In the entries below, find the line with "Convert this chart" and the line with "const yTicks = [0, 20, 40, 60];", then retype both and everything between them exactly. Do not copy the pictures.

# Working data
--------------------------------
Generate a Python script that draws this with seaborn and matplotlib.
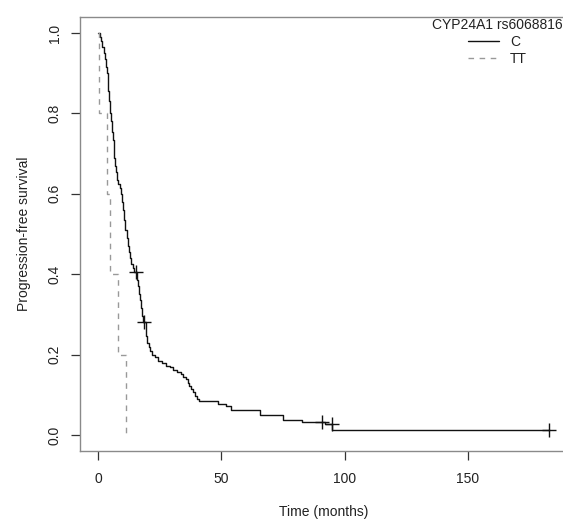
import numpy as np
import pandas as pd
import seaborn as sns
import matplotlib
matplotlib.use("Agg")
import matplotlib.pyplot as plt

# Kaplan-Meier step points (time in months, survival)
c_time = [0, 0.8, 1.3, 1.8, 2.3, 2.8, 3.2, 3.5, 3.9, 4.2, 4.6, 4.9, 5.3, 5.6,
          5.9, 6.3, 6.6, 6.9, 7.2, 7.6, 8.0, 8.8, 9.5, 9.9, 10.3, 10.7, 11.1,
          11.6, 12.0, 12.5, 13.0, 13.5, 14.0, 14.6, 15.9, 16.3, 16.8, 17.2,
          17.5, 17.8, 18.2, 19.3, 19.6, 19.9, 20.5, 21.0, 22.0, 23.0, 24.2,
          26.0, 27.5, 29.0, 30.5, 32.0, 33.5, 34.5, 35.5, 36.3, 37.0, 37.8,
          38.6, 39.4, 40.2, 41.0, 48.5, 52.0, 54.0, 65.5, 75.0, 82.5, 92.2,
          95.0, 183.0]
c_surv = [1.0, 0.99, 0.98, 0.965, 0.95, 0.935, 0.915, 0.90, 0.875, 0.855,
          0.83, 0.80, 0.78, 0.755, 0.735, 0.71, 0.69, 0.67, 0.655, 0.635,
          0.625, 0.615, 0.60, 0.58, 0.56, 0.535, 0.51, 0.49, 0.47, 0.455,
          0.44, 0.425, 0.415, 0.405, 0.385, 0.37, 0.35, 0.335, 0.315, 0.295,
          0.28, 0.265, 0.245, 0.23, 0.22, 0.21, 0.20, 0.193, 0.183, 0.178,
          0.172, 0.168, 0.162, 0.157, 0.152, 0.145, 0.138, 0.13, 0.122,
          0.115, 0.107, 0.098, 0.09, 0.085, 0.078, 0.072, 0.062, 0.05, 0.038,
          0.031, 0.027, 0.012, 0.012]

# censored observations in group C
cens_time = [15.5, 18.8, 90.6, 94.7, 183.0]
cens_surv = [0.405, 0.28, 0.031, 0.027, 0.012]

tt_time = [0, 0.4, 3.7, 5.0, 8.2, 11.5]
tt_surv = [1.0, 0.8, 0.6, 0.4, 0.2, 0.0]

group_labels = ["C", "TT"]
legend_title = "CYP24A1 rs6068816"

sns.set_style("white")
plt.rcParams["font.family"] = ["Liberation Sans", "DejaVu Sans"]
fs = 10
txt_col = "#222222"

fig = plt.figure(figsize=(5.63, 5.21), dpi=100)
ax = fig.add_axes([80 / 563, 1 - 451 / 521, (567.5 - 80) / 563, (451 - 17) / 521])

df_c = pd.DataFrame({"time": c_time, "surv": c_surv})
df_tt = pd.DataFrame({"time": tt_time, "surv": tt_surv})

sns.lineplot(data=df_c, x="time", y="surv", ax=ax, color="#111111", lw=1.0,
             drawstyle="steps-post", estimator=None, label=group_labels[0])
sns.lineplot(data=df_tt, x="time", y="surv", ax=ax, color="#999999", lw=1.0,
             drawstyle="steps-post", estimator=None, dashes=False,
             linestyle=(0, (4, 4)), label=group_labels[1])
sns.scatterplot(x=cens_time, y=cens_surv, ax=ax, marker="+", s=90,
                color="#111111", linewidth=1.0, zorder=3)

ax.set_xlim(-7.32, 190.32)
ax.set_ylim(-0.04, 1.04)
ax.set_xticks([0, 50, 100, 150])
ax.set_yticks([0.0, 0.2, 0.4, 0.6, 0.8, 1.0])
ax.set_yticklabels(["0.0", "0.2", "0.4", "0.6", "0.8", "1.0"],
                   rotation=90, va="center")
ax.tick_params(axis="both", direction="out", length=6.5, width=0.9,
               color="#333333", labelsize=fs, labelcolor=txt_col,
               bottom=True, left=True)
ax.tick_params(axis="x", pad=8.5)
ax.tick_params(axis="y", pad=6.5)
for sp in ax.spines.values():
    sp.set_color("#8a8a8a")
    sp.set_linewidth(1.0)

ax.set_xlabel("Time (months)", fontsize=fs, color=txt_col, labelpad=14)
ax.set_ylabel("Progression-free survival", fontsize=fs, color=txt_col,
              labelpad=12)

leg = ax.legend(title=legend_title, loc="upper right",
                bbox_to_anchor=(1.0, 1 - 18 / 521),
                bbox_transform=fig.transFigure, frameon=False,
                fontsize=fs, title_fontsize=fs, borderpad=0,
                borderaxespad=0, handlelength=2.2, handletextpad=0.8,
                labelspacing=0.2)
for t in leg.get_texts():
    t.set_color(txt_col)
leg.get_title().set_color(txt_col)

fig.savefig("out.png", dpi=100)
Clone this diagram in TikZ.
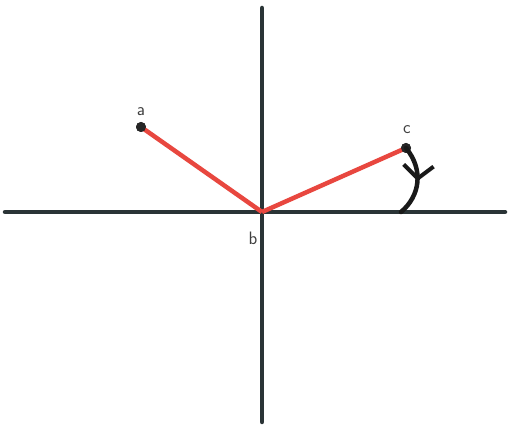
\documentclass[tikz,border=0pt]{standalone}
\usetikzlibrary{decorations.markings,arrows.meta}
\definecolor{axis}{HTML}{2A3436}
\definecolor{seg}{HTML}{E8473F}
\tikzset{
  axisline/.style={draw=axis,line width=4.5pt,line cap=round},
  segline/.style={draw=seg,line width=4.5pt},
  dot/.style={circle,fill=black!85,inner sep=0pt,minimum size=10pt},
  lbl/.style={font=\sffamily\fontsize{18}{20}\selectfont,text=black!75},
  turn/.style={draw=black!90,line width=4.5pt,line cap=round,
    postaction={decorate},
    decoration={markings,mark=at position 0.5 with {\arrow[line width=4pt]{Straight Barb[length=13pt,width=30pt]}}}}
}
\begin{document}
\begin{tikzpicture}[x=1pt,y=-1pt]
\useasboundingbox (0,0) rectangle (509,427);
\coordinate (top) at (262,8);
\coordinate (bot) at (262,422);
\coordinate (left) at (5,212);
\coordinate (right) at (505,212);
\coordinate (b) at (262,212);
\coordinate (end) at (401,212);
\path[axisline] (top) -- (bot);
\path[axisline] (left) -- (right);
\node[dot] (a) at (141,127) {};
\node[dot] (c) at (406,148) {};
\path[segline] (a.center) -- (b);
\path[segline] (b) -- (c.center);
\node[dot] at (a) {};
\node[dot] at (c) {};
\node[lbl] (la) at (141,112) {a};
\node[lbl] (lc) at (407,130) {c};
\node[lbl] (lb) at (253,238) {b};
\path[turn] (c.center) .. controls (424,170) and (420,196) .. (end);
\end{tikzpicture}
\end{document}
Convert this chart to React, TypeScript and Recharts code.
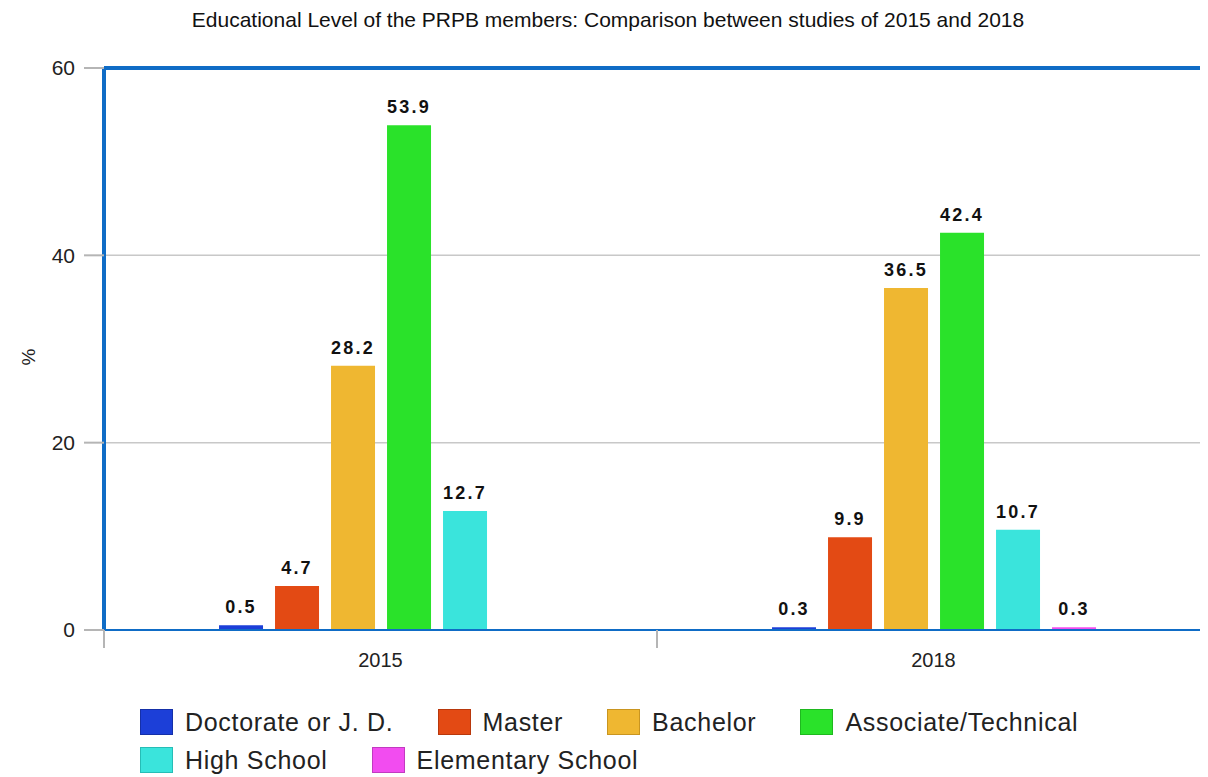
import React from "react";
import {
  BarChart,
  Bar,
  XAxis,
  YAxis,
  CartesianGrid,
  ReferenceLine,
  LabelList,
} from "recharts";

// study years
const years = ["2015", "2018"];

// percentage of members per educational level
const doctorate = [0.5, 0.3];
const master = [4.7, 9.9];
const bachelor = [28.2, 36.5];
const associate = [53.9, 42.4];
const highSchool = [12.7, 10.7];
const elementary = [0, 0.3];

const yTicks = [0, 20, 40, 60];

const series = [
  { key: "doctorate", name: "Doctorate or J. D.", values: doctorate, color: "#1c3fd8", border: "#1530a8" },
  { key: "master", name: "Master", values: master, color: "#e34a14", border: "#b8380c" },
  { key: "bachelor", name: "Bachelor", values: bachelor, color: "#efb731", border: "#c99520" },
  { key: "associate", name: "Associate/Technical", values: associate, color: "#2ae22a", border: "#1fb81f" },
  { key: "highSchool", name: "High School", values: highSchool, color: "#3ae4dc", border: "#26bdb6" },
  { key: "elementary", name: "Elementary School", values: elementary, color: "#f24cf0", border: "#c23ac0" },
];

const data = years.map((year, i) => {
  const row: Record<string, string | number> = { year };
  series.forEach((s) => {
    row[s.key] = s.values[i];
  });
  return row;
});

const CHART_W = 1210;
const CHART_H = 680;
const MARGIN = { top: 60, right: 8, bottom: 18, left: 0 };
const Y_W = 96;
const BAND = (CHART_W - MARGIN.left - MARGIN.right - Y_W) / years.length;
const BLUE = "#0f6cc6";
const FONT = "'Liberation Sans', Arial, sans-serif";

// year label centred in its band, tick mark on the band's left edge
const YearTick = (props: any) => {
  const { x, y, payload } = props;
  const left = x - BAND / 2;
  return (
    <g>
      <line x1={left} y1={y} x2={left} y2={y + 18} stroke="#b5b5b5" strokeWidth={2} />
      <text x={x} y={y + 37} textAnchor="middle" fontSize={20} fill="#222" fontFamily={FONT}>
        {payload.value}
      </text>
    </g>
  );
};

// rotated "%" beside the value axis
const PercentLabel = (props: any) => {
  const { viewBox } = props;
  const x = 20;
  const y = viewBox.y + viewBox.height / 2 + 8;
  return (
    <text
      x={x}
      y={y}
      transform={`rotate(-90 ${x} ${y})`}
      textAnchor="middle"
      dominantBaseline="central"
      fontSize={19}
      fill="#222"
      fontFamily={FONT}
    >
      %
    </text>
  );
};

const LegendRow = ({ items }: { items: typeof series }) => (
  <div style={{ display: "flex", alignItems: "center", height: 38 }}>
    {items.map((s) => (
      <div key={s.key} style={{ display: "flex", alignItems: "center", marginRight: 44 }}>
        <span
          style={{
            width: 31,
            height: 24,
            background: s.color,
            border: `1px solid ${s.border}`,
            marginRight: 12,
          }}
        />
        <span style={{ fontSize: 25, letterSpacing: 0.7, color: "#222", fontFamily: FONT }}>
          {s.name}
        </span>
      </div>
    ))}
  </div>
);

export default function App() {
  return (
    <div style={{ position: "relative", width: 1200, height: 769, overflow: "hidden", background: "#fff" }}>
      <div
        style={{
          position: "absolute",
          top: 0,
          left: 0,
          width: 1200,
          textAlign: "center",
          fontSize: 21,
          lineHeight: "24px",
          color: "#111",
          fontFamily: FONT,
        }}
      >
        Educational Level of the PRPB members: Comparison between studies of 2015 and 2018
      </div>

      <div style={{ position: "absolute", top: 0, left: 0 }}>
        <BarChart
          width={CHART_W}
          height={CHART_H}
          data={data}
          margin={MARGIN}
          barCategoryGap="20.8%"
          barGap={12}
        >
          <CartesianGrid vertical={false} stroke="#c8c8c8" strokeWidth={1.5} />
          <XAxis
            dataKey="year"
            height={40}
            tickLine={false}
            tickSize={0}
            tickMargin={0}
            tick={<YearTick />}
            axisLine={{ stroke: BLUE, strokeWidth: 2 }}
            interval={0}
          />
          <YAxis
            width={Y_W}
            domain={[0, 60]}
            ticks={yTicks}
            tickSize={20}
            tickMargin={9}
            tickLine={{ stroke: "#b5b5b5", strokeWidth: 2 }}
            axisLine={{ stroke: BLUE, strokeWidth: 4 }}
            tick={{ fontSize: 21, fill: "#222", fontFamily: FONT }}
            label={<PercentLabel />}
          />
          <ReferenceLine y={60} stroke={BLUE} strokeWidth={4} />
          {series.map((s) => (
            <Bar key={s.key} dataKey={s.key} name={s.name} fill={s.color} isAnimationActive={false}>
              <LabelList
                dataKey={s.key}
                position="top"
                offset={12}
                style={{ fontSize: 18, fontWeight: "bold", letterSpacing: 2.2, fill: "#111", fontFamily: FONT }}
              />
            </Bar>
          ))}
        </BarChart>
      </div>

      <div style={{ position: "absolute", top: 695, left: 132 }}>
        <LegendRow items={series.slice(0, 4)} />
        <LegendRow items={series.slice(4)} />
      </div>
    </div>
  );
}
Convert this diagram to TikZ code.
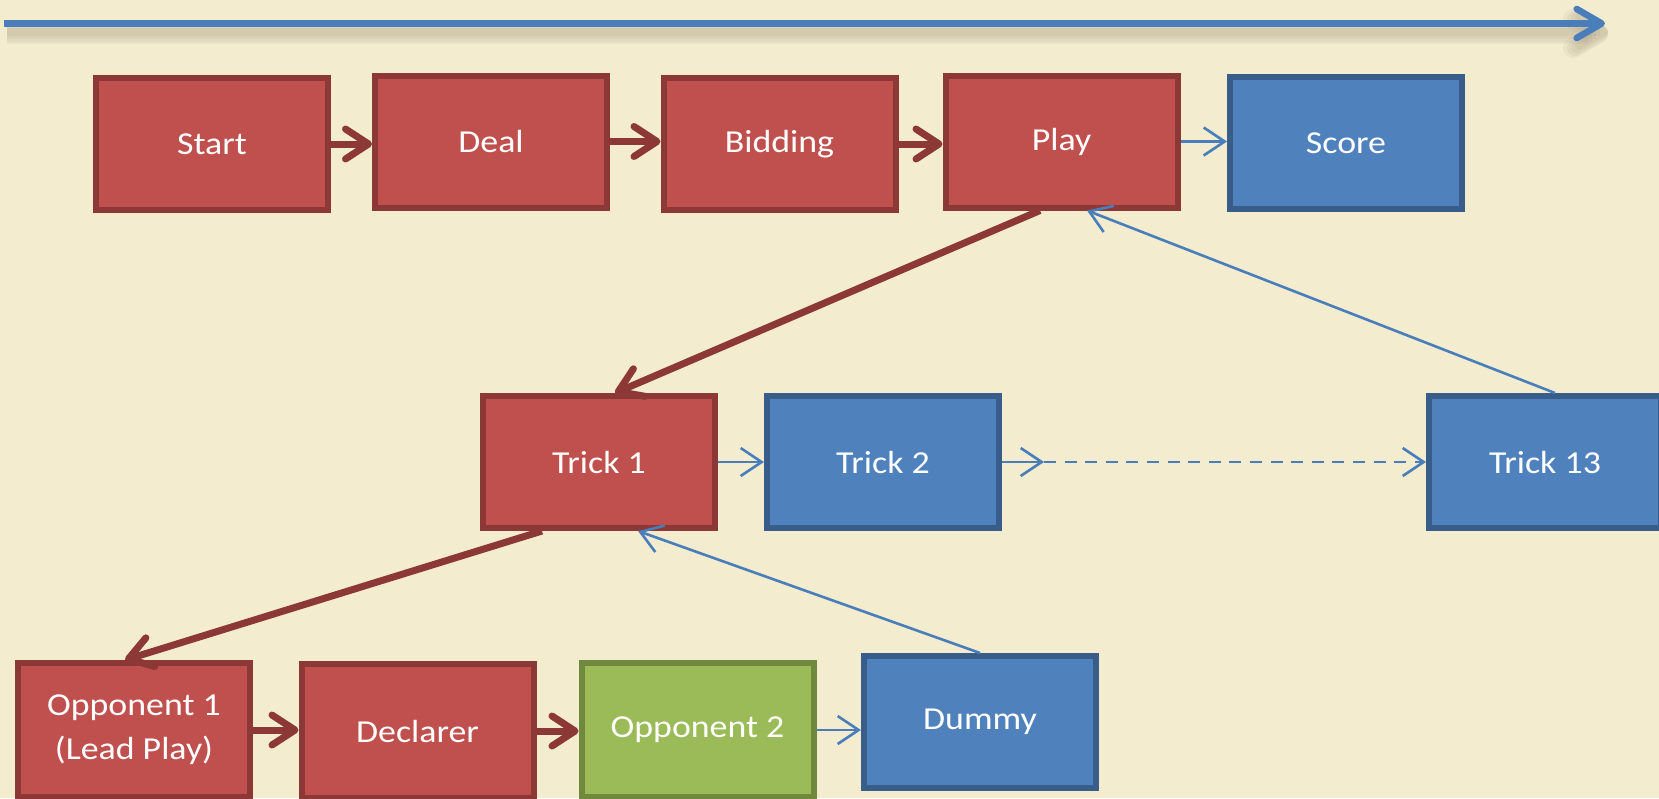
--------------------------------
# Complete response
Convert this chart to React, TypeScript and Recharts code.
import React from "react";
import {
  BarChart,
  Bar,
  XAxis,
  YAxis,
  CartesianGrid,
  ReferenceLine,
  LabelList,
} from "recharts";

// study years
const years = ["2015", "2018"];

// percentage of members per educational level
const doctorate = [0.5, 0.3];
const master = [4.7, 9.9];
const bachelor = [28.2, 36.5];
const associate = [53.9, 42.4];
const highSchool = [12.7, 10.7];
const elementary = [0, 0.3];

const yTicks = [0, 20, 40, 60];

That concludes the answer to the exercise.